## WHAT IS ASKED
Output every entry exactly as written, skipping any pictures.

Extracted data entries:
□ □ □ □ □ □ □

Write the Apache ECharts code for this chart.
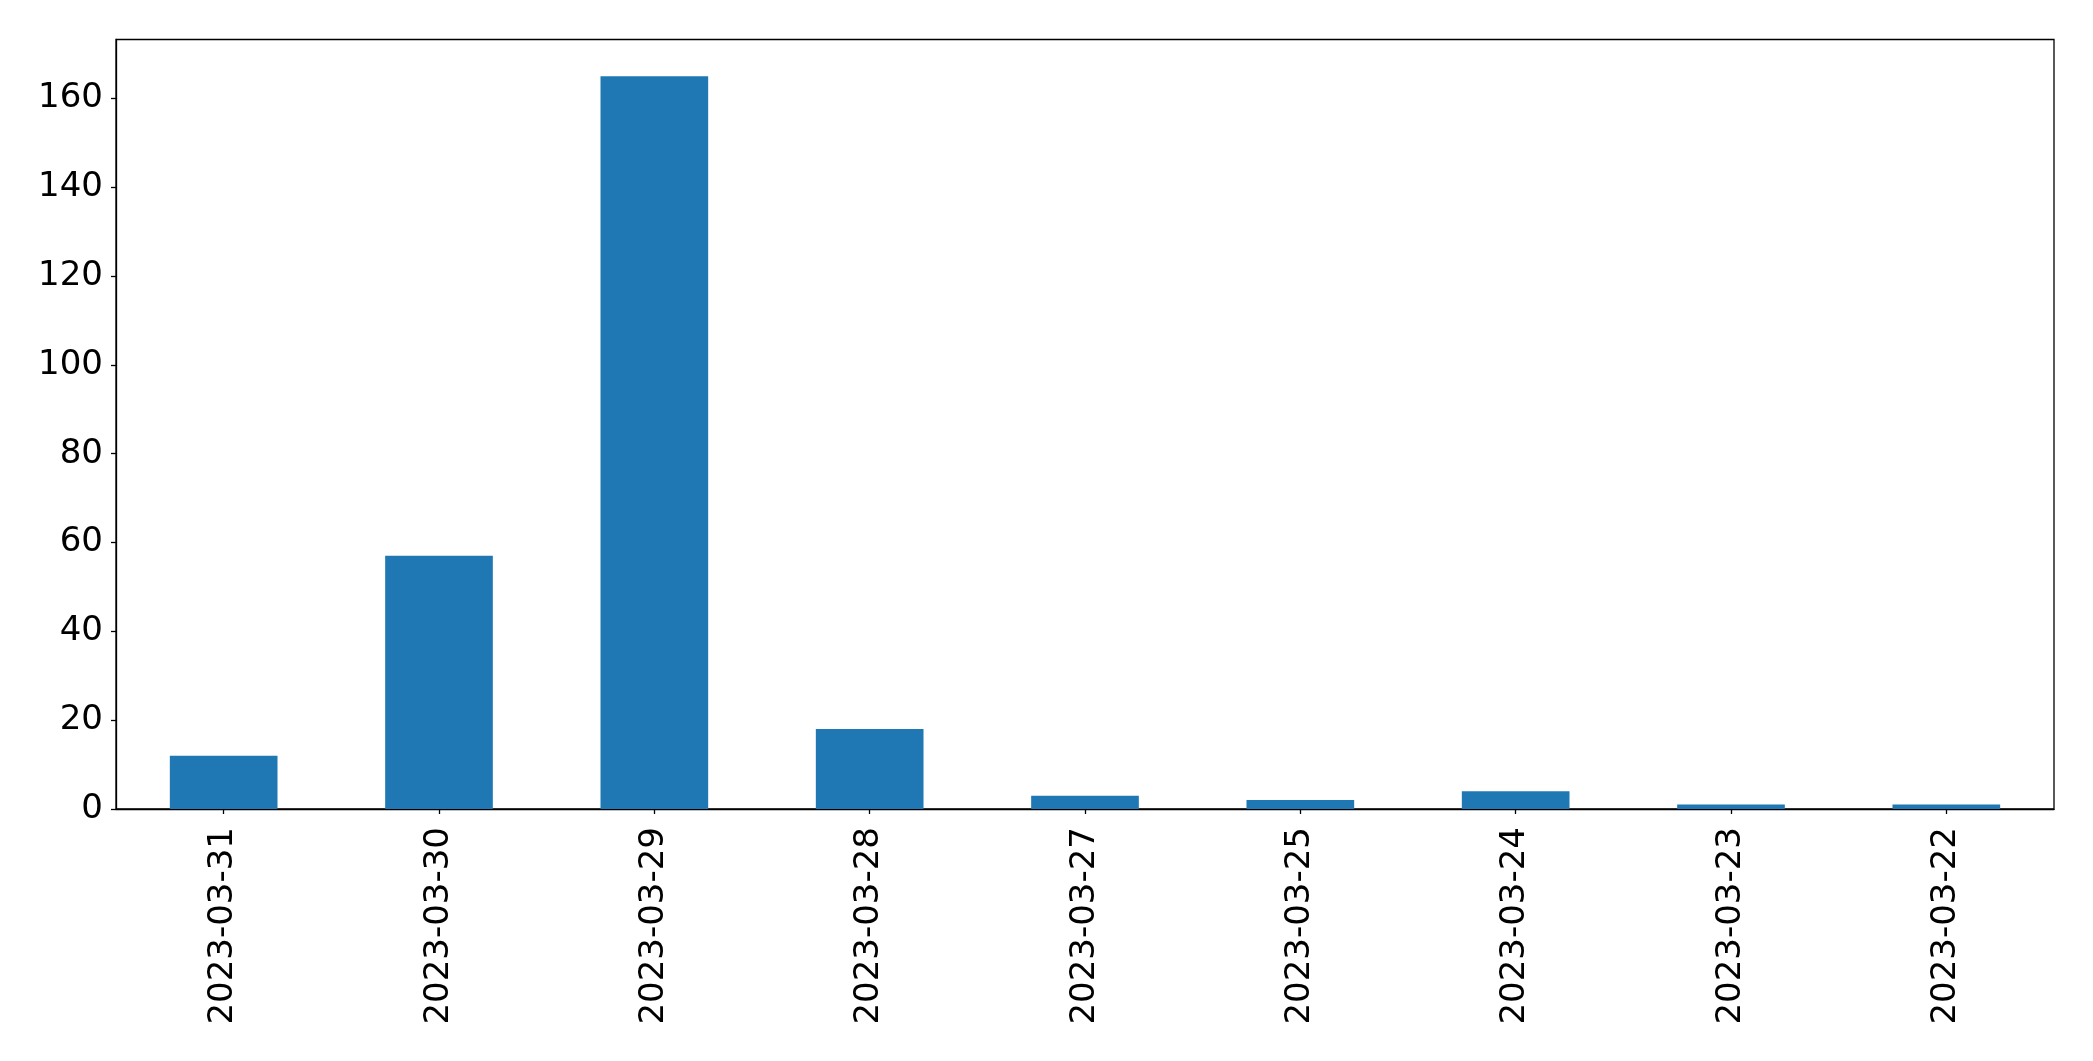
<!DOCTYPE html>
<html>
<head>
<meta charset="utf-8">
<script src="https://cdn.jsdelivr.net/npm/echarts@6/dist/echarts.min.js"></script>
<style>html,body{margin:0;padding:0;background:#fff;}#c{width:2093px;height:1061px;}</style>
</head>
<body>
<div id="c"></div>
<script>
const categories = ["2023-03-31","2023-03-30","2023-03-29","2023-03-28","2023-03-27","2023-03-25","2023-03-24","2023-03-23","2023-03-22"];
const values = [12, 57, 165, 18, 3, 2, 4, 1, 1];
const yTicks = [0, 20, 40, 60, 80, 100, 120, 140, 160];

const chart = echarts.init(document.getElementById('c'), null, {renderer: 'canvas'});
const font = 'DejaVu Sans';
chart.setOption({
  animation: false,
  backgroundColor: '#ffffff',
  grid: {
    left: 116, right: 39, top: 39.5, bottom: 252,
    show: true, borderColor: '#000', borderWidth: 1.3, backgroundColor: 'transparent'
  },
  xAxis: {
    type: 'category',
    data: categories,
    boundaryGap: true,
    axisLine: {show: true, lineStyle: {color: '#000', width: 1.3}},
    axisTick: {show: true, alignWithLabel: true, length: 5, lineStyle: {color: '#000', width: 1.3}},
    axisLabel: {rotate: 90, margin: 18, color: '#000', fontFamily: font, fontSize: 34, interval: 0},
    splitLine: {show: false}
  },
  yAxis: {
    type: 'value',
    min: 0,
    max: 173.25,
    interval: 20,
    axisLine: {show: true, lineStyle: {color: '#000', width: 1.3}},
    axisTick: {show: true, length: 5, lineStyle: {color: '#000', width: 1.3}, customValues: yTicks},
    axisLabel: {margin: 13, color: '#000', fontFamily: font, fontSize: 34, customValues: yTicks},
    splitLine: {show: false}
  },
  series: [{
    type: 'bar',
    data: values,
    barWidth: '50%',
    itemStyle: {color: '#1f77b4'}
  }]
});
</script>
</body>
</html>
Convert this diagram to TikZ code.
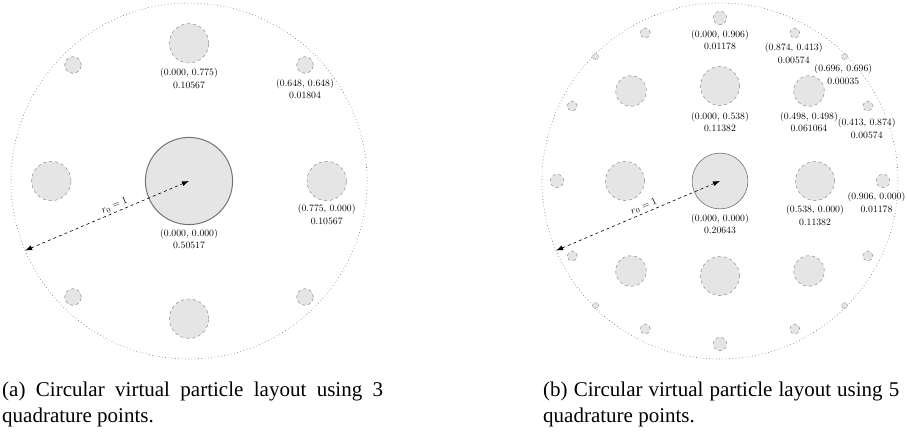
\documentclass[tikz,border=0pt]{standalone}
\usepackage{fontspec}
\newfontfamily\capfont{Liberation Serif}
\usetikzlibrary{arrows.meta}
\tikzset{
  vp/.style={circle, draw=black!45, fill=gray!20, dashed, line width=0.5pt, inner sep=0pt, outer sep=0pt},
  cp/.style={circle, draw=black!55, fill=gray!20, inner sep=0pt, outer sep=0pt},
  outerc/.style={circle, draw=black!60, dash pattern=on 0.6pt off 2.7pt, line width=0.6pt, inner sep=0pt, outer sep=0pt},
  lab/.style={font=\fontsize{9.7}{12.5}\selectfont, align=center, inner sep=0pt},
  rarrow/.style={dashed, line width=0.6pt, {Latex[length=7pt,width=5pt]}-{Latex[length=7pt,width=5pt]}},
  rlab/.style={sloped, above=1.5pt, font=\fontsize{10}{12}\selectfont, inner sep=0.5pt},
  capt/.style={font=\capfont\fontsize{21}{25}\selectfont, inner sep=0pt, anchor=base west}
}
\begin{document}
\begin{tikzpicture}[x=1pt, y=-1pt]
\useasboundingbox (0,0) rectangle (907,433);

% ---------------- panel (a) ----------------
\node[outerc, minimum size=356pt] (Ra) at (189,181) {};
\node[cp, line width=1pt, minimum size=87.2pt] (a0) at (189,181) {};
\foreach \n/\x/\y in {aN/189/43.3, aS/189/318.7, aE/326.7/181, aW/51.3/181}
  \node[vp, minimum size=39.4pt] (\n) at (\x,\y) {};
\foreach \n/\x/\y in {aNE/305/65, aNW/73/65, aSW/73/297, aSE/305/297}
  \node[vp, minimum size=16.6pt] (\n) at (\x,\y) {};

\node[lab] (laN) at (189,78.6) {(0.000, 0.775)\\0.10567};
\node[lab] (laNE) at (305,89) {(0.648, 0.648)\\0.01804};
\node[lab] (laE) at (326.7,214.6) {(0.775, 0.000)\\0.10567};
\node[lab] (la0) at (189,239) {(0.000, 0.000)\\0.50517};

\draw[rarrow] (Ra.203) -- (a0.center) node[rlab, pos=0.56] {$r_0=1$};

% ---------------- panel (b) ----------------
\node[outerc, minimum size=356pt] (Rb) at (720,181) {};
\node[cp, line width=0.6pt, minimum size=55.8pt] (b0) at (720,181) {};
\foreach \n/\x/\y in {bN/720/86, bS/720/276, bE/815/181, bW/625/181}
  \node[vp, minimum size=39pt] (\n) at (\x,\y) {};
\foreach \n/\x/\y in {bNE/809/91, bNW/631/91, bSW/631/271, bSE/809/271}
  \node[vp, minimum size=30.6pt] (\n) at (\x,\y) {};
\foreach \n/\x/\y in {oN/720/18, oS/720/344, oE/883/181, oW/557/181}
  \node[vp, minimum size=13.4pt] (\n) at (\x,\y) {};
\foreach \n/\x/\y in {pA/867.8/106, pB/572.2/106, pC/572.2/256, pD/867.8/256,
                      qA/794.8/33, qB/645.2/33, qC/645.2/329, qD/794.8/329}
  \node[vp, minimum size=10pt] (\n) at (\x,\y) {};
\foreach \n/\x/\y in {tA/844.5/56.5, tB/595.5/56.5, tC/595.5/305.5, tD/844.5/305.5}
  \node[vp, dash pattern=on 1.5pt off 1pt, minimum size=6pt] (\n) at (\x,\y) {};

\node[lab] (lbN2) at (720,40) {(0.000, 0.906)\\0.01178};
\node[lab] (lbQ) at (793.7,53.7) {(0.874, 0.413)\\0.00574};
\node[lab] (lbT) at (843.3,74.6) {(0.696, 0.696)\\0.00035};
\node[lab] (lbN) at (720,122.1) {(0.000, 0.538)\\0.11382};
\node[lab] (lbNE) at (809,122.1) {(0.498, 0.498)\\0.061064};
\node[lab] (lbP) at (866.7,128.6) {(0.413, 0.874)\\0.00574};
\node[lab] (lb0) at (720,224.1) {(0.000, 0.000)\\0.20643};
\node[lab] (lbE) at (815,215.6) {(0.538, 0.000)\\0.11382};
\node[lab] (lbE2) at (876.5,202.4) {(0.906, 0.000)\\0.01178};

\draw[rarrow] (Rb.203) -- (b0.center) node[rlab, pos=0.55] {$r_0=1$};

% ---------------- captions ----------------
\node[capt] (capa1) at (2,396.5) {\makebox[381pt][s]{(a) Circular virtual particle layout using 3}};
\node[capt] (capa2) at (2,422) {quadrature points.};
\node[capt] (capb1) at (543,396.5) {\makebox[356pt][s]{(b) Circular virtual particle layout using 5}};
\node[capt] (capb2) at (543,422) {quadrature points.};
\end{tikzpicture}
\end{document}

□ □ □ □ □ □ □

## FINISHED ANSWER
Write the Apache ECharts code for this chart.
<!DOCTYPE html>
<html>
<head>
<meta charset="utf-8">
<script src="https://cdn.jsdelivr.net/npm/echarts@6/dist/echarts.min.js"></script>
<style>html,body{margin:0;padding:0;background:#fff;}#c{width:2093px;height:1061px;}</style>
</head>
<body>
<div id="c"></div>
<script>
const categories = ["2023-03-31","2023-03-30","2023-03-29","2023-03-28","2023-03-27","2023-03-25","2023-03-24","2023-03-23","2023-03-22"];
const values = [12, 57, 165, 18, 3, 2, 4, 1, 1];
const yTicks = [0, 20, 40, 60, 80, 100, 120, 140, 160];

const chart = echarts.init(document.getElementById('c'), null, {renderer: 'canvas'});
const font = 'DejaVu Sans';
chart.setOption({
  animation: false,
  backgroundColor: '#ffffff',
  grid: {
    left: 116, right: 39, top: 39.5, bottom: 252,
    show: true, borderColor: '#000', borderWidth: 1.3, backgroundColor: 'transparent'
  },
  xAxis: {
    type: 'category',
    data: categories,
    boundaryGap: true,
    axisLine: {show: true, lineStyle: {color: '#000', width: 1.3}},
    axisTick: {show: true, alignWithLabel: true, length: 5, lineStyle: {color: '#000', width: 1.3}},
    axisLabel: {rotate: 90, margin: 18, color: '#000', fontFamily: font, fontSize: 34, interval: 0},
    splitLine: {show: false}
  },
  yAxis: {
    type: 'value',
    min: 0,
    max: 173.25,
    interval: 20,
    axisLine: {show: true, lineStyle: {color: '#000', width: 1.3}},
    axisTick: {show: true, length: 5, lineStyle: {color: '#000', width: 1.3}, customValues: yTicks},
    axisLabel: {margin: 13, color: '#000', fontFamily: font, fontSize: 34, customValues: yTicks},
    splitLine: {show: false}
  },
  series: [{
    type: 'bar',
    data: values,
    barWidth: '50%',
    itemStyle: {color: '#1f77b4'}
  }]
});
</script>
</body>
</html>
Convert this diagram to TikZ code.
\documentclass[tikz,border=0pt]{standalone}
\usepackage{fontspec}
\newfontfamily\capfont{Liberation Serif}
\usetikzlibrary{arrows.meta}
\tikzset{
  vp/.style={circle, draw=black!45, fill=gray!20, dashed, line width=0.5pt, inner sep=0pt, outer sep=0pt},
  cp/.style={circle, draw=black!55, fill=gray!20, inner sep=0pt, outer sep=0pt},
  outerc/.style={circle, draw=black!60, dash pattern=on 0.6pt off 2.7pt, line width=0.6pt, inner sep=0pt, outer sep=0pt},
  lab/.style={font=\fontsize{9.7}{12.5}\selectfont, align=center, inner sep=0pt},
  rarrow/.style={dashed, line width=0.6pt, {Latex[length=7pt,width=5pt]}-{Latex[length=7pt,width=5pt]}},
  rlab/.style={sloped, above=1.5pt, font=\fontsize{10}{12}\selectfont, inner sep=0.5pt},
  capt/.style={font=\capfont\fontsize{21}{25}\selectfont, inner sep=0pt, anchor=base west}
}
\begin{document}
\begin{tikzpicture}[x=1pt, y=-1pt]
\useasboundingbox (0,0) rectangle (907,433);

% ---------------- panel (a) ----------------
\node[outerc, minimum size=356pt] (Ra) at (189,181) {};
\node[cp, line width=1pt, minimum size=87.2pt] (a0) at (189,181) {};
\foreach \n/\x/\y in {aN/189/43.3, aS/189/318.7, aE/326.7/181, aW/51.3/181}
  \node[vp, minimum size=39.4pt] (\n) at (\x,\y) {};
\foreach \n/\x/\y in {aNE/305/65, aNW/73/65, aSW/73/297, aSE/305/297}
  \node[vp, minimum size=16.6pt] (\n) at (\x,\y) {};

\node[lab] (laN) at (189,78.6) {(0.000, 0.775)\\0.10567};
\node[lab] (laNE) at (305,89) {(0.648, 0.648)\\0.01804};
\node[lab] (laE) at (326.7,214.6) {(0.775, 0.000)\\0.10567};
\node[lab] (la0) at (189,239) {(0.000, 0.000)\\0.50517};

\draw[rarrow] (Ra.203) -- (a0.center) node[rlab, pos=0.56] {$r_0=1$};

% ---------------- panel (b) ----------------
\node[outerc, minimum size=356pt] (Rb) at (720,181) {};
\node[cp, line width=0.6pt, minimum size=55.8pt] (b0) at (720,181) {};
\foreach \n/\x/\y in {bN/720/86, bS/720/276, bE/815/181, bW/625/181}
  \node[vp, minimum size=39pt] (\n) at (\x,\y) {};
\foreach \n/\x/\y in {bNE/809/91, bNW/631/91, bSW/631/271, bSE/809/271}
  \node[vp, minimum size=30.6pt] (\n) at (\x,\y) {};
\foreach \n/\x/\y in {oN/720/18, oS/720/344, oE/883/181, oW/557/181}
  \node[vp, minimum size=13.4pt] (\n) at (\x,\y) {};
\foreach \n/\x/\y in {pA/867.8/106, pB/572.2/106, pC/572.2/256, pD/867.8/256,
                      qA/794.8/33, qB/645.2/33, qC/645.2/329, qD/794.8/329}
  \node[vp, minimum size=10pt] (\n) at (\x,\y) {};
\foreach \n/\x/\y in {tA/844.5/56.5, tB/595.5/56.5, tC/595.5/305.5, tD/844.5/305.5}
  \node[vp, dash pattern=on 1.5pt off 1pt, minimum size=6pt] (\n) at (\x,\y) {};

\node[lab] (lbN2) at (720,40) {(0.000, 0.906)\\0.01178};
\node[lab] (lbQ) at (793.7,53.7) {(0.874, 0.413)\\0.00574};
\node[lab] (lbT) at (843.3,74.6) {(0.696, 0.696)\\0.00035};
\node[lab] (lbN) at (720,122.1) {(0.000, 0.538)\\0.11382};
\node[lab] (lbNE) at (809,122.1) {(0.498, 0.498)\\0.061064};
\node[lab] (lbP) at (866.7,128.6) {(0.413, 0.874)\\0.00574};
\node[lab] (lb0) at (720,224.1) {(0.000, 0.000)\\0.20643};
\node[lab] (lbE) at (815,215.6) {(0.538, 0.000)\\0.11382};
\node[lab] (lbE2) at (876.5,202.4) {(0.906, 0.000)\\0.01178};

\draw[rarrow] (Rb.203) -- (b0.center) node[rlab, pos=0.55] {$r_0=1$};

% ---------------- captions ----------------
\node[capt] (capa1) at (2,396.5) {\makebox[381pt][s]{(a) Circular virtual particle layout using 3}};
\node[capt] (capa2) at (2,422) {quadrature points.};
\node[capt] (capb1) at (543,396.5) {\makebox[356pt][s]{(b) Circular virtual particle layout using 5}};
\node[capt] (capb2) at (543,422) {quadrature points.};
\end{tikzpicture}
\end{document}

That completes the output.